ChatGPT outperforming doctors on empathy, and the growing chorus over AI regulation
25 May 2023
Hot medical journal article of the week, courtesy of JAMA Internal Medicine. This article has been blowing up all over LinkedIn and Twitter.
- Here’s what the authors did: They downloaded 195 different questions that had been asked by patients on a Reddit forum, such as “I swallowed a toothpick; am I going to die now?” along with the answers that physicians had provided on the forum. The researchers then posed those same questions to ChatGPT. A panel of medical experts rated both the physician responses and the chatbot responses on both “quality” and “empathy.” And surprise, surprise, ChatGPT outperformed the physicians on both measures. By a lot.
- Here’s what most people are getting wrong about the article:
- First of all, the researchers didn’t design the study to measure accuracy of the responses, which is an important point given that we know ChatGPT and similar apps have a tendency to make things up at times.
- There’s no way to know from this article whether physician responses on Reddit are similar to physician responses to patients in other settings. Maybe doctors are more abbreviated on Reddit (noting that length of response was highly correlated with both quality and empathy in this study). Or maybe doctors who spend time on Reddit aren’t representative of other doctors. We don’t really know.
- Most of the social media posts of the article seem to be suggesting that chatbots are ready to replace doctors. But the more practical path forward, (and the one the authors propose in the article) is for chatbots to draft initial responses that doctors could then edit. A team approach would be much safer, given what we know about chatbots’ complicated relationship with truth, and would still have significant quality, empathy, and efficiency benefits over doctors drafting responses from scratch.
This week’s voices on AI regulation
Lina Kahn, the FTC chair, just penned this NYTimes piece.
- Argument #1: Twenty years ago, there was a huge missed opportunity to regulate the then-emerging business practices of Google, Facebook, and others now known as Surveillance Capitalism. The implication here, though Kahn doesn’t come out and say it directly, is that regulation needs to start before new tech-enabled business models take hold, because it’s much harder when the companies become big and powerful.

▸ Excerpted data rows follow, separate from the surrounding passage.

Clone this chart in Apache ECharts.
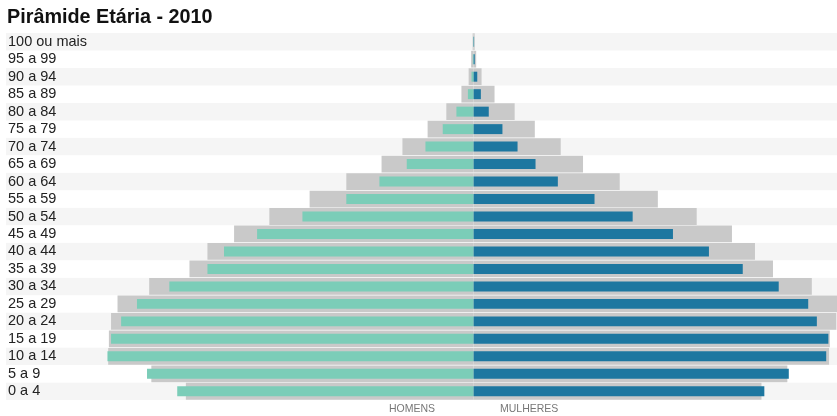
<!DOCTYPE html>
<html>
<head>
<meta charset="utf-8">
<script src="https://cdn.jsdelivr.net/npm/echarts@6/dist/echarts.min.js"></script>
<style>html,body{margin:0;padding:0;background:#fff;}#c{width:837px;height:416px;}</style>
</head>
<body>
<div id="c"></div>
<script>
// Age groups, bottom (0 a 4) to top (100 ou mais)
const categories = ['0 a 4','5 a 9','10 a 14','15 a 19','20 a 24','25 a 29','30 a 34','35 a 39','40 a 44','45 a 49','50 a 54','55 a 59','60 a 64','65 a 69','70 a 74','75 a 79','80 a 84','85 a 89','90 a 94','95 a 99','100 ou mais'];
// Local population (% of total), men and women
const homens   = [4.12,4.54,5.09,5.04,4.90,4.68,4.23,3.70,3.47,3.01,2.38,1.77,1.31,0.93,0.67,0.43,0.24,0.08,0.03,0.012,0.006];
const mulheres = [4.04,4.38,4.90,4.93,4.77,4.65,4.24,3.74,3.27,2.77,2.21,1.68,1.17,0.86,0.61,0.40,0.21,0.10,0.05,0.015,0.006];
// Reference population (grey background bars)
const refHomens   = [4.00,4.48,5.08,5.07,5.04,4.95,4.51,3.95,3.70,3.33,2.84,2.28,1.77,1.28,0.99,0.64,0.38,0.17,0.07,0.035,0.014];
const refMulheres = [4.00,4.36,4.94,4.95,5.04,5.05,4.70,4.16,3.91,3.59,3.10,2.56,2.03,1.52,1.21,0.85,0.57,0.29,0.11,0.035,0.014];

const neg = a => a.map(v => -v);
const chart = echarts.init(document.getElementById('c'), null, {renderer:'canvas'});
const FONT = "'Liberation Sans', Arial, sans-serif";
chart.setOption({
  animation: false,
  title: {
    text: 'Pirâmide Etária - 2010',
    left: 7, top: 8, padding: 0,
    textStyle: {fontFamily: FONT, fontSize: 19.8, fontWeight: 'bold', color: '#111'}
  },
  grid: {left: 6, right: 0, top: 33, bottom: 16, containLabel: false},
  xAxis: {
    type: 'value', min: -6.5, max: 5.05, show: false
  },
  yAxis: [{
    type: 'category', data: categories, position: 'left',
    axisLine: {show: false, onZero: false}, axisTick: {show: false},
    axisLabel: {inside: true, interval: 0, margin: 2, fontFamily: FONT, fontSize: 14.5, color: '#222'},
    splitLine: {show: false},
    splitArea: {show: true, interval: 0, areaStyle: {color: ['#f5f5f5', '#ffffff']}}
  }, {
    type: 'category', data: categories, show: false,
    axisLine: {onZero: false}
  }],
  series: [
    {name: 'ref homens', type: 'bar', yAxisIndex: 0, stack: 'ref', barWidth: '96%', data: neg(refHomens), itemStyle: {color: '#c9c9c9'}, silent: true},
    {name: 'ref mulheres', type: 'bar', yAxisIndex: 0, stack: 'ref', barWidth: '96%', data: refMulheres, itemStyle: {color: '#c9c9c9'}, silent: true},
    {name: 'Homens', type: 'bar', yAxisIndex: 1, stack: 'loc', barWidth: '57%', data: neg(homens), itemStyle: {color: '#7bcdb8'}, z: 3},
    {name: 'Mulheres', type: 'bar', yAxisIndex: 1, stack: 'loc', barWidth: '57%', data: mulheres, itemStyle: {color: '#1d77a0'}, z: 3}
  ],
  graphic: [
    {type: 'text', left: 389, top: 404, style: {text: 'HOMENS', font: "10.5px " + FONT, fill: '#777'}},
    {type: 'text', left: 500, top: 404, style: {text: 'MULHERES', font: "10.5px " + FONT, fill: '#777'}}
  ]
});
</script>
</body>
</html>
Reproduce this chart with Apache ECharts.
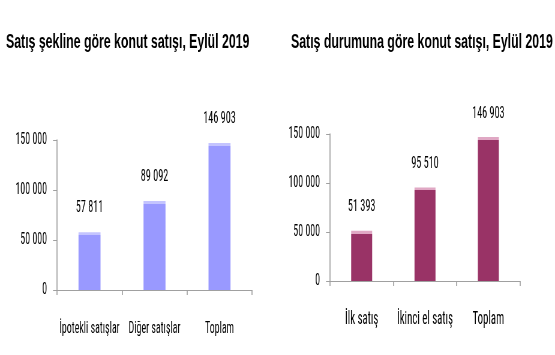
<!DOCTYPE html>
<html><head><meta charset="utf-8">
<script src="https://cdn.jsdelivr.net/npm/echarts@6/dist/echarts.min.js"></script>
<style>
html,body{margin:0;padding:0;background:#fff}
#wrap{width:555px;height:355px;overflow:hidden;position:relative}
#c{width:925px;height:355px;transform:scaleX(0.6);transform-origin:0 0}
</style>
</head><body><div id="wrap"><div id="c"></div></div>
<script>
const titleLeft = 'Satış şekline göre konut satışı, Eylül 2019';
const titleRight = 'Satış durumuna göre konut satışı, Eylül 2019';
const catsLeft = ['İpotekli satışlar', 'Diğer satışlar', 'Toplam'];
const valsLeft = [57811, 89092, 146903];
const catsRight = ['İlk satış', 'İkinci el satış', 'Toplam'];
const valsRight = [51393, 95510, 146903];
const yTicks = [0, 50000, 100000, 150000];

// the whole chart is drawn 1/0.6 wider and squeezed horizontally (narrow-font look)
const SX = 0.6;
const TFONT = '"Liberation Sans", Arial, sans-serif';
const FONT = '"Roboto Condensed", "Liberation Sans", sans-serif';
const AX = '#a0a0a0';
const TXT = '#000';
const fmt = v => String(Math.round(v)).replace(/\B(?=(\d{3})+(?!\d))/g, ' ');
function barColor(base, light, pxPerUnit) {
  return function (p) {
    const h = p.value * pxPerUnit;
    const o = Math.min(0.5, 3 / Math.max(h, 1));
    return {type: 'linear', x: 0, y: 0, x2: 0, y2: 1, colorStops: [
      {offset: 0, color: light}, {offset: o, color: light},
      {offset: o, color: base}, {offset: 1, color: base}]};
  };
}
function yAxis(idx) {
  return {
    gridIndex: idx, type: 'value', min: yTicks[0], max: yTicks[yTicks.length - 1],
    interval: yTicks[1] - yTicks[0],
    axisLine: {show: true, lineStyle: {color: AX, width: 1 / SX}},
    axisTick: {show: true, length: 4 / SX, lineStyle: {color: AX}},
    splitLine: {show: false},
    axisLabel: {formatter: fmt, fontFamily: FONT, fontSize: 16.5, color: TXT, margin: 10 / SX}
  };
}
function xAxis(idx, cats, margin, fs) {
  return {
    gridIndex: idx, type: 'category', data: cats,
    axisLine: {lineStyle: {color: AX}},
    axisTick: {show: true, length: 5, lineStyle: {color: AX, width: 1 / SX}},
    axisLabel: {fontFamily: FONT, fontSize: fs, color: TXT, margin: margin, interval: 0}
  };
}
const chart = echarts.init(document.getElementById('c'));
chart.setOption({
  animation: false,
  title: [
    {text: titleLeft, left: 3 / SX, top: 27, textStyle: {fontFamily: TFONT, fontSize: 20.5, fontWeight: 'bold', color: TXT}},
    {text: titleRight, left: 288 / SX, top: 27, textStyle: {fontFamily: TFONT, fontSize: 20.5, fontWeight: 'bold', color: TXT}}
  ],
  grid: [
    {left: 57 / SX, right: 925 - 252 / SX, top: 140, bottom: 65},
    {left: 330 / SX, right: 925 - 520 / SX, top: 134, bottom: 74}
  ],
  xAxis: [xAxis(0, catsLeft, 30, 16.5), xAxis(1, catsRight, 29, 18)],
  yAxis: [yAxis(0), yAxis(1)],
  series: [
    {type: 'bar', xAxisIndex: 0, yAxisIndex: 0, data: valsLeft, barWidth: 22 / SX,
     itemStyle: {color: barColor('#9999ff', '#c4c4ff', 150 / 150000)},
     label: {show: true, position: 'top', distance: 16, formatter: p => fmt(p.value), fontFamily: FONT, fontSize: 17, color: TXT}},
    {type: 'bar', xAxisIndex: 1, yAxisIndex: 1, data: valsRight, barWidth: 21 / SX,
     itemStyle: {color: barColor('#993366', '#e0a8c4', 147 / 150000)},
     label: {show: true, position: 'top', distance: 15, formatter: p => fmt(p.value), fontFamily: FONT, fontSize: 17, color: TXT}}
  ]
});
</script></body></html>
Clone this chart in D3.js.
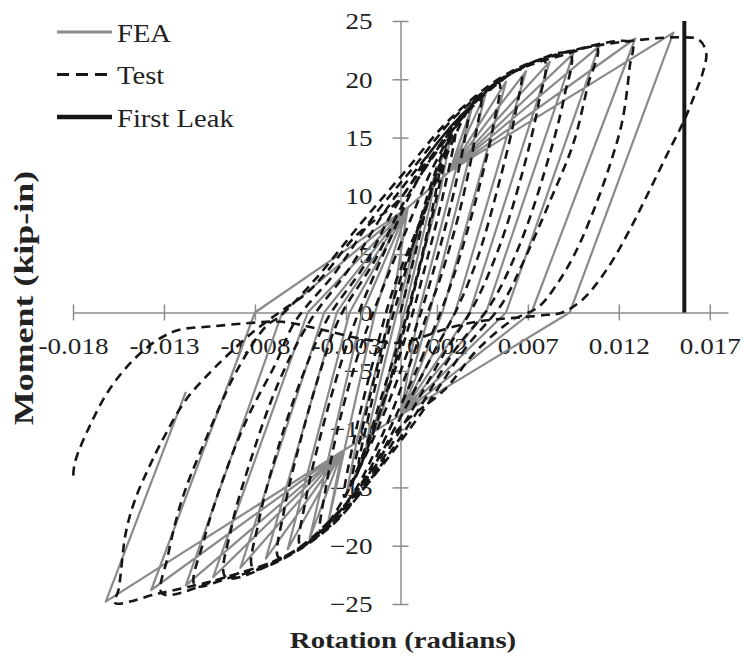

- Argument #2: The US has a number of relevant laws that could be applied to AI, including antitrust and anti-fraud. She argues that AI will create new ways for tech companies to achieve monopolies (a bit speculative, but given that she’s FTC chair, she’s supposed to be thinking about antitrust). The argument about AI-enabled fraud, including phishing, deep-fakes, etc. is more obvious (and to me, more immediately scary).
- Argument #3: Regulation won’t slow down innovation; it will simply channel it in more socially productive directions. Kahn cites the example of IBM, which pivoted its business model back in the 1960s in response to antitrust scrutiny, and helped launch the American software industry. Seems like a self-serving argument (again, this is coming from the FTC chair) but I actually like the concept.
“Godfather of AI” quitting Google to warn the world of AI danger
- First of all, some have pointed out that it’s a stretch to call Hinton “the” godfather of AI, a technology that has arguably had many godfathers and godmothers. But Hinton has an impressive academic comp sci/AI pedigree so this is probably splitting hairs.
- Hinton announced that he was leaving Google, not out of protest against the company (which he says has acted responsibly) but simply so he could speak out more openly about AI risks without having the baggage of a commercial conflict of interest
- Hinton’s concern #1: AI is a powerful tool that will be increasingly used by bad actors to do bad things. So we need to get serious about designing ways to limit their ability to do so. This sounds obvious, but technology fans (including CEOs of major tech firms) have a strong bias toward emphasizing socially positive use cases, while pooh-poohing socially detrimental ones.
- Hinton’s concern #2: AI misinformation, including deepfake videos, has potential to destroy societies trust in the internet, not to mention things like elections. Again, not a new argument, but such an existential one that I think it merits continued attention.
- Hinton’s concern #3: AI could put a lot of people out of work. This is a venerable line of social analysis (See also https://en.wikipedia.org/wiki/Luddite) that has some truth to it, but see a counterpoint lower down in this newsletter.
And finally, here’s yet another great NYTimes piece by a well-pedigreed AI entrepreneur and academic.
- Markus’s main concern: misinformation
- Markus’s optimism: That AI-fueled productivity will lead to more human flourishing, not less (take that, Geoffrey Hinton). Personally I think both Markus and Hinton will turn out to be right depending on which industry you look at. But that’s just a guess.
- Markus’s proposal: An international AI regulatory body to establish standards for AI safety.